If there is contamination, fish metabolize it fastest, oysters and crabs slowest, and shrimp are somewhere between.

Testing includes “sniffers,” who check for traces of oil and lab tests on ground up seafood to check for signs of contaminants.

Because of strict adherence to procedures, the FDA “feels confident in the safety of seafood coming from these waters,” Ms. Scott said in e-mail. “We also understand that we must remain vigilant to ensure the safety of seafood coming from the Gulf. As such, FDA and NOAA will continue to monitor both water and seafood to ensure that tainted fish is not allowed into the marketplace.”

Like Mr. Mattiuz, John Currence, chef/owner of the City Grocery Restaurant Group in Oxford, Miss., has been getting a lot of questions about Gulf seafood — but not because customers are nervous.

“People have, through the entirety of this crisis, actually questioned us about our seafood because they wanted to support the Gulf fisheries and the Gulf fishermen, not because they were afraid of the quality of what was available out there,” he said.

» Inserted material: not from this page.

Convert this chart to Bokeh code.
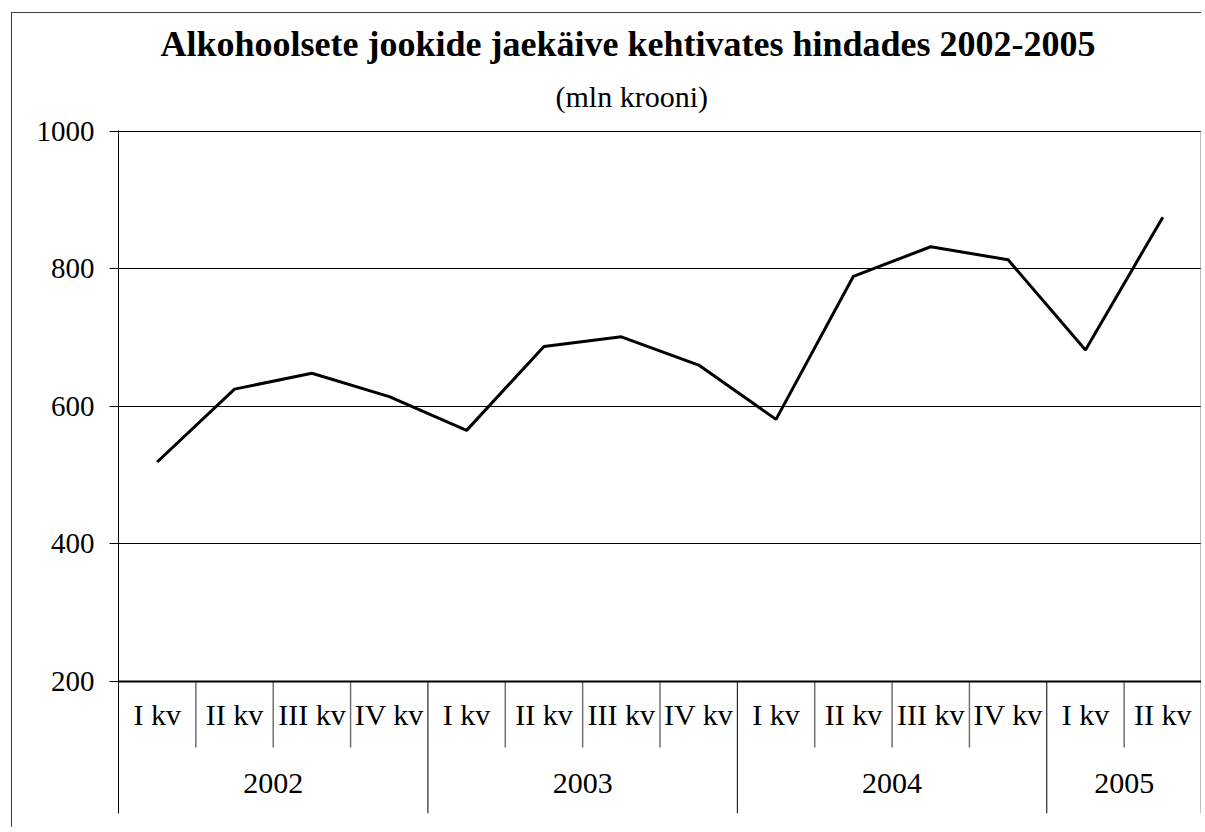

Like others, he is concerned about the long-term effects of the spill, “but nobody has any idea of what the actual answer to that is. So the question is, are we going to sit here and wring our hands in fear for what the future may bring? Or are we going to do our best to make the Gulf heal and be glad for what’s coming through our doors every day that is entirely on par with what we were getting April 19 (before the spill began.)

In Oakland, about a half-dozen customers stopping by Hapuku Fish during a recent lunch-hour seemed unfazed at the idea of buying Gulf seafood. One exception was Louise Booth, a homemaker in the east San Francisco Bay. She wasn’t ready to buy Gulf seafood “for a while. I know it’s been authorized, but …,” she said, shrugging her shoulders.

But regular customer Sharon Francis of Oakland happily selected some fresh Gulf shrimp to go with a paella. “I just trust my fishmonger,” she said. “I know these guys carry the best.”